I sat in a seminar this morning titled "Going From Carpenter to Management," conducted by Les Cunningham, founder of Business Networks. Les' presentation was geared toward carpenters who aspire to become production managers, but he made an interesting point about how remodeling company owners treat their employees.
He said that there are two kinds of customers in remodeling: "external" and "internal" clients. External clients are the ones you traditionally think of when you think of your customers -- homeowners who contact your company to replace their windows, or remodel their bathroom, or put an addition on their house.
Internal clients are your employees. Just as you work hard to gain the trust of the people who invite you to do work on their homes, you must also earn the trust of the men and women who you rely on to get the job done -- and who rely on you for their paycheck.
How does this affect day-to-day operations at a remodeling company? Well, it's certainly not unusual for a remodeler to give a client something for "free" - waiving a change order, for example - particularly on a large project or a project for a loyal client.

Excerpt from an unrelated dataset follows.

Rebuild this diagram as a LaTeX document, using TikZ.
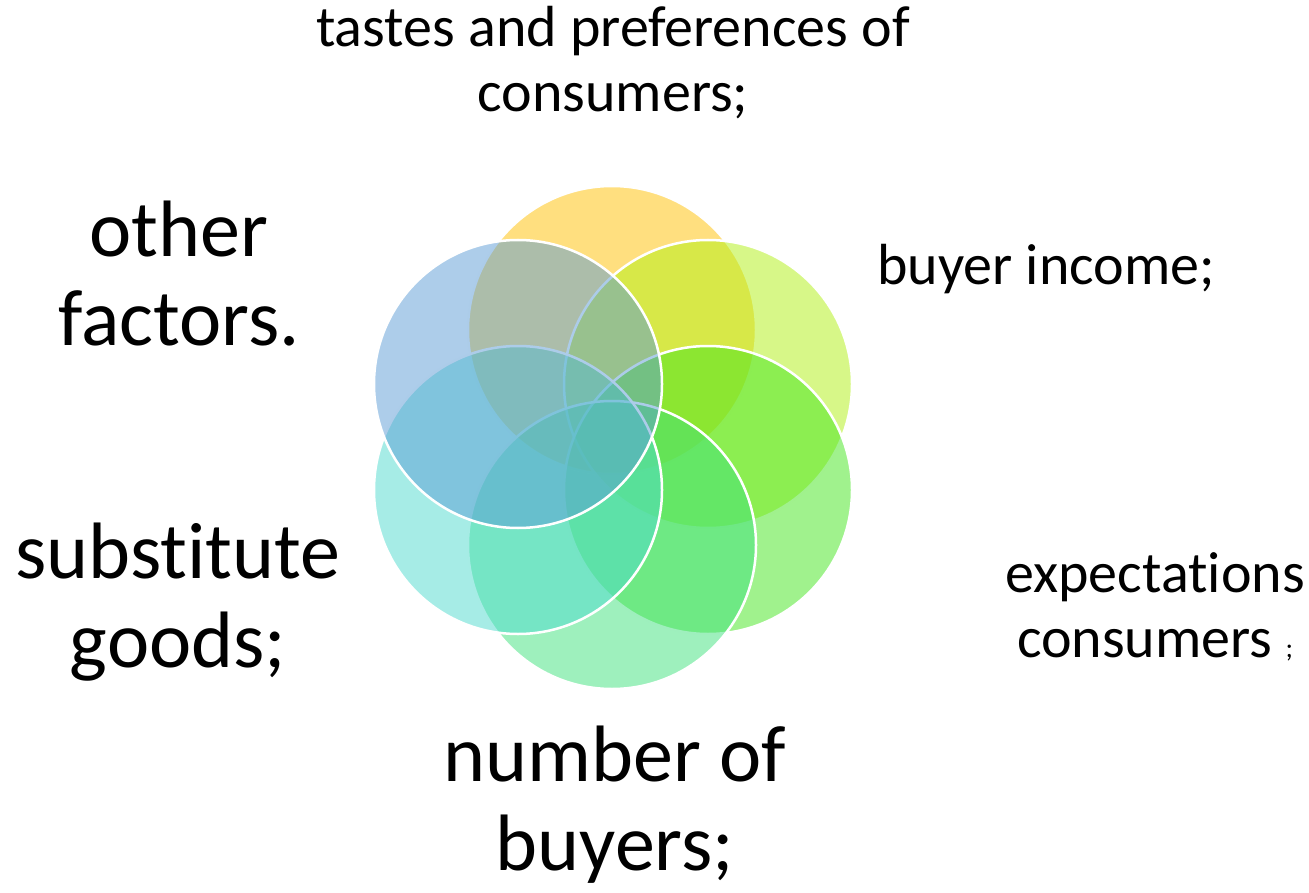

You'd chalk that up to the cost of doing business, or the cost of retaining a strong referral. These are legitimate business decisions to make, but have you stopped to think about how this affects your employees?
If your carpenters and project managers receive bonuses based on the profitability of a job, giving the homeowner something for free can be a big deal. That "gift" cuts into your profit margin, and depending on your company structure, your employees' compensation.
With the labor shortage hanging over the industry, retaining employees is as important as ever. You wouldn't take money out of your clients' pockets, would you? You can't afford to lose good people because you don't treat them the same way you'd treat your clients.